━━━━━ DATA PROVIDED ━━━━━

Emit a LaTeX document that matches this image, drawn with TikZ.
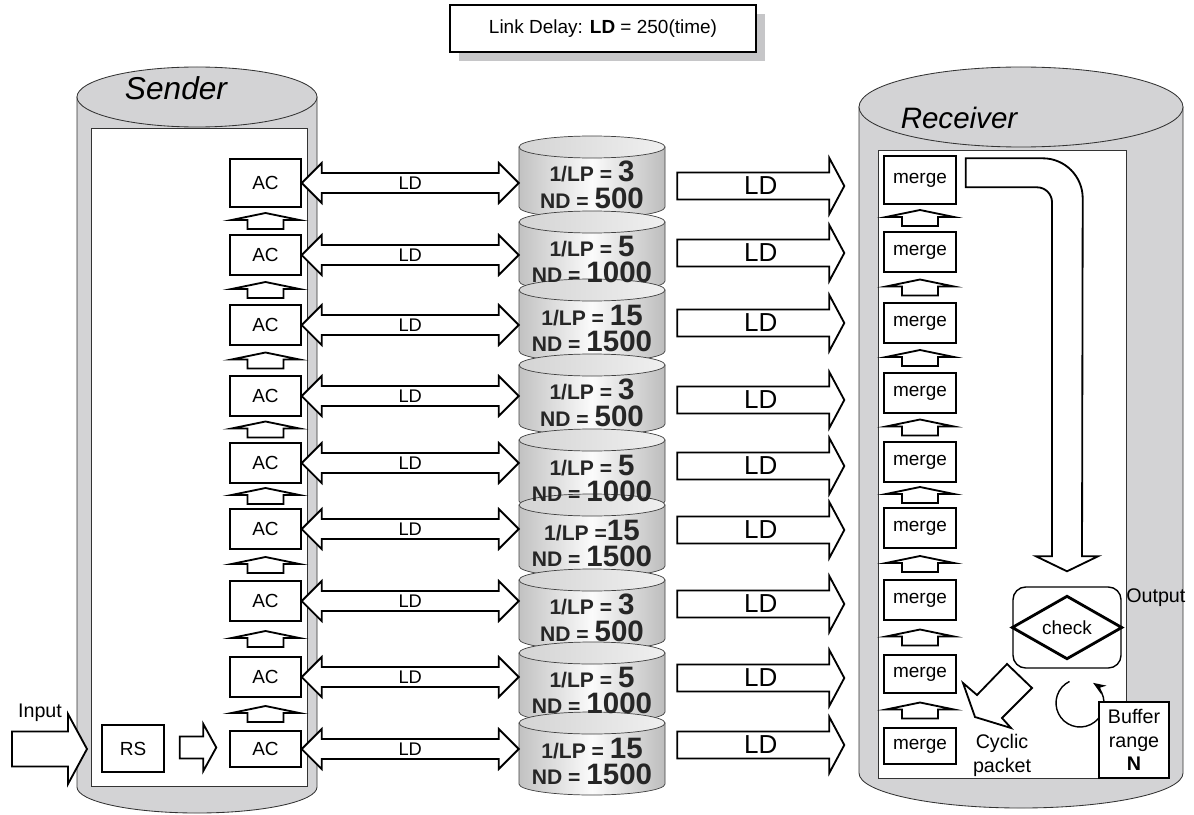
\documentclass[tikz,border=0pt]{standalone}
\usepackage{fontspec}
\setmainfont{Liberation Sans}
\usetikzlibrary{arrows.meta,positioning,calc,shadows}

\definecolor{wallgray}{RGB}{211,211,213}
\definecolor{shadowgray}{RGB}{198,198,200}
\newcommand{\px}{0.025cm}
\newcommand{\bignum}[1]{{\fontsize{21}{19}\selectfont #1}}

% fat arrow to the right: tail, tip, half shaft, half head, head length
\newcommand{\fatarrow}[5]{%
  \coordinate (fL) at (#1); \coordinate (fR) at (#2);
  \draw[blockarr] ($(fL)+(0,-#3)$) -- ($(fR)+(-#5,-#3)$) -- ($(fR)+(-#5,-#4)$) -- (fR)
    -- ($(fR)+(-#5,#4)$) -- ($(fR)+(-#5,#3)$) -- ($(fL)+(0,#3)$) -- cycle;}
% fat arrow with two heads
\newcommand{\dblarrow}[5]{%
  \coordinate (dL) at (#1); \coordinate (dR) at (#2);
  \draw[blockarr] (dL) -- ($(dL)+(#5,-#4)$) -- ($(dL)+(#5,-#3)$) -- ($(dR)+(-#5,-#3)$)
    -- ($(dR)+(-#5,-#4)$) -- (dR) -- ($(dR)+(-#5,#4)$) -- ($(dR)+(-#5,#3)$)
    -- ($(dL)+(#5,#3)$) -- ($(dL)+(#5,#4)$) -- cycle;}
% flat up arrow between two stacked boxes
\newcommand{\uparr}[2]{%
  \coordinate (uA) at ($(#1.north)!0.5!(#2.south)+(0,-8)$);
  \draw[blockarr] (uA) -- ++(34,7) -- ++(-16,0) -- ++(0,9) -- ++(-36,0) -- ++(0,-9) -- ++(-16,0) -- cycle;}

\tikzset{
  plainbox/.style={draw, line width=1pt, fill=white, inner sep=0pt, font=\fontsize{13.5}{15}\selectfont},
  acnode/.style={plainbox, minimum width=71*\px},
  mergenode/.style={plainbox, minimum width=72*\px},
  blockarr/.style={draw, fill=white, line width=1.3pt, line join=miter},
  wall/.style={fill=wallgray, draw=black!80, line width=0.6pt},
  inner/.style={fill=white, draw=black!80, line width=0.6pt},
  cylbody/.style={left color=gray!48, right color=gray!52, middle color=gray!3, draw=black!75, line width=0.5pt},
  cyltop/.style={left color=gray!34, right color=gray!12, draw=black!75, line width=0.5pt},
  cyltext/.style={minimum width=146*\px, inner sep=0pt, align=center, text=black!85, font=\fontsize{15}{19}\selectfont\bfseries},
  ldsmall/.style={inner sep=0pt, font=\fontsize{13}{15}\selectfont},
  ldbig/.style={inner sep=0pt, font=\fontsize{18.5}{20}\selectfont},
  lbl/.style={inner sep=0pt, align=center, font=\fontsize{14}{17}\selectfont},
  cyltitle/.style={inner sep=0pt, font=\fontsize{22.5}{24}\selectfont\itshape}
}

\begin{document}
\begin{tikzpicture}[x=0.025cm, y=-0.025cm, >=Stealth]
  \useasboundingbox (0,0) rectangle (1194,814);

  % link delay legend
  \node[plainbox, line width=0.8pt, minimum width=306*\px, minimum height=47*\px,
    drop shadow={shadow xshift=6.4pt, shadow yshift=-6.4pt, fill=shadowgray, opacity=1}]
    (linkdelay) at (603,28.5) {Link Delay: \textbf{LD} = 250(time)};

  % sender
  \draw[wall] (77,97) -- (77,787) arc[start angle=180, end angle=0, x radius=120, y radius=26] -- (317,97) -- cycle;
  \draw[wall] (197,97) ellipse[x radius=120, y radius=30];
  \draw[inner] (91,128) rectangle (307,786);
  \node[cyltitle] (sender) at (176,88) {Sender};

  % receiver
  \draw[wall] (859,107) -- (859,773) arc[start angle=180, end angle=0, x radius=162, y radius=35] -- (1183,107) -- cycle;
  \draw[wall] (1021,107) ellipse[x radius=162, y radius=40];
  \draw[inner] (878,150) rectangle (1126,778);
  \node[cyltitle, font=\fontsize{21}{24}\selectfont\itshape] (receiver) at (959,118) {Receiver};

  % stack of links
  \foreach \t/\n in {172/198,247/272,315/342,390/415,465/492,530/557,605/630,678/703,748/775}{
    \pgfmathsetmacro{\ty}{\t-25}
    \pgfmathsetmacro{\by}{\n+9}
    \shadedraw[cylbody] (519,\ty) -- (519,\by) arc[start angle=180, end angle=0, x radius=73, y radius=11] -- (665,\ty) -- cycle;
    \shadedraw[cyltop] (592,\ty) ellipse[x radius=73, y radius=11];
  }
  \node[cyltext] (cyl1) at (592,185) {1/LP = \bignum{3}\\ND = \bignum{500}};
  \node[cyltext] (cyl2) at (592,259.5) {1/LP = \bignum{5}\\ND = \bignum{1000}};
  \node[cyltext] (cyl3) at (592,328.5) {1/LP = \bignum{15}\\ND = \bignum{1500}};
  \node[cyltext] (cyl4) at (592,402.5) {1/LP = \bignum{3}\\ND = \bignum{500}};
  \node[cyltext] (cyl5) at (592,478.5) {1/LP = \bignum{5}\\ND = \bignum{1000}};
  \node[cyltext] (cyl6) at (592,543.5) {1/LP =\bignum{15}\\ND = \bignum{1500}};
  \node[cyltext] (cyl7) at (592,617.5) {1/LP = \bignum{3}\\ND = \bignum{500}};
  \node[cyltext] (cyl8) at (592,690.5) {1/LP = \bignum{5}\\ND = \bignum{1000}};
  \node[cyltext] (cyl9) at (592,761.5) {1/LP = \bignum{15}\\ND = \bignum{1500}};

  % AC and merge columns
  \foreach \i/\y/\h in {1/183/48,2/255/40,3/325/40,4/396/40,5/463/40,6/529/40,7/601/40,8/677/40,9/749/36}
    \node[acnode, minimum height=\h*\px] (ac\i) at (265.5,\y) {AC};
  \foreach \i/\y/\h in {1/180/48,2/252/40,3/323/40,4/393/40,5/462/40,6/528/40,7/600/40,8/674/38,9/746/36}
    \node[mergenode, minimum height=\h*\px] (mg\i) at (920,\y) {merge};
  \node[plainbox, minimum width=62*\px, minimum height=47*\px] (rs) at (133,748.5) {RS};

  \foreach \i [evaluate=\i as \j using int(\i+1)] in {1,...,8}{
    \uparr{ac\j}{ac\i}
    \uparr{mg\j}{mg\i}
  }

  % links
  \foreach \i/\dy in {1/6,2/1,3/0,4/7,5/4,6/2,7/4,8/4,9/-1}{
    \dblarrow{ac\i.east}{ac\i.east -| cyl\i.west}{10}{20}{20}
    \node[ldsmall] (ldl\i) at ($(dL)!0.5!(dR)$) {LD};
    \fatarrow{$(cyl\i.east |- mg\i.west)+(12,\dy)$}{$(mg\i.west)+(-39,\dy)$}{13.5}{28}{15}
    \node[ldbig] (ldr\i) at ($(fL)!0.5!(fR)$) {LD};
  }

  % input side
  \coordinate (inS) at (12,749);
  \coordinate (inE) at (87,749);
  \fatarrow{inS}{inE}{17.5}{35}{19}
  \node[lbl] (inputlbl) at (40,713) {Input};
  \fatarrow{$(rs.east)+(15,-1)$}{$(rs.east -| ac9.west)+(-13,-1)$}{11}{23.5}{13}

  % check and output
  \node[plainbox, rounded corners=9pt, minimum width=108*\px, minimum height=81*\px] (check) at (1067,627.5) {check};
  \draw[line width=2pt, line join=miter] (check.west) -- ($(check.north)+(0,10)$) -- (check.east) -- ($(check.south)+(0,-10)$) -- cycle;
  \node[lbl, anchor=west] (outlbl) at (1126,598) {Output};
  \coordinate (ustart) at ($(mg1.north east)+(9,3)$);
  \draw[blockarr] (ustart) -- ++(77,0) arc[start angle=-90, end angle=0, radius=40]
    -- ($(check.north)+(15,-30)$) -- ++(16,0) -- ($(check.north)+(0,-15)$) -- ($(check.north)+(-31,-30)$)
    -- ++(16,0) -- ++(0,-354) arc[start angle=0, end angle=-90, radius=15] -- ($(ustart)+(0,29)$) -- cycle;

  % cyclic packet
  \draw[blockarr] (963,683) -- (977,695) -- (1007,664) -- (1032,688) -- (1002,718) -- (1011,728) -- (975,717) -- cycle;
  \node[lbl] (cycliclbl) at (1002,755) {Cyclic\\packet};

  % buffer range
  \draw[line width=1pt, -{Stealth[length=9pt,width=7pt]}] (1080,703) ++(244:24) arc[start angle=244, end angle=-57, radius=24];
  \node[plainbox, align=center, font=\fontsize{14}{16.5}\selectfont, minimum width=70*\px, minimum height=76*\px]
    (buf) at (1134,740) {Buffer\\range\\\textbf{N}};
\end{tikzpicture}
\end{document}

━━━━━

__WRITTEN REQUEST__.
Make a list of all lines in the data that contain "with".

__COMPLETE ANSWER__.
Emit a LaTeX document that matches this image, drawn with TikZ.
% fat arrow with two heads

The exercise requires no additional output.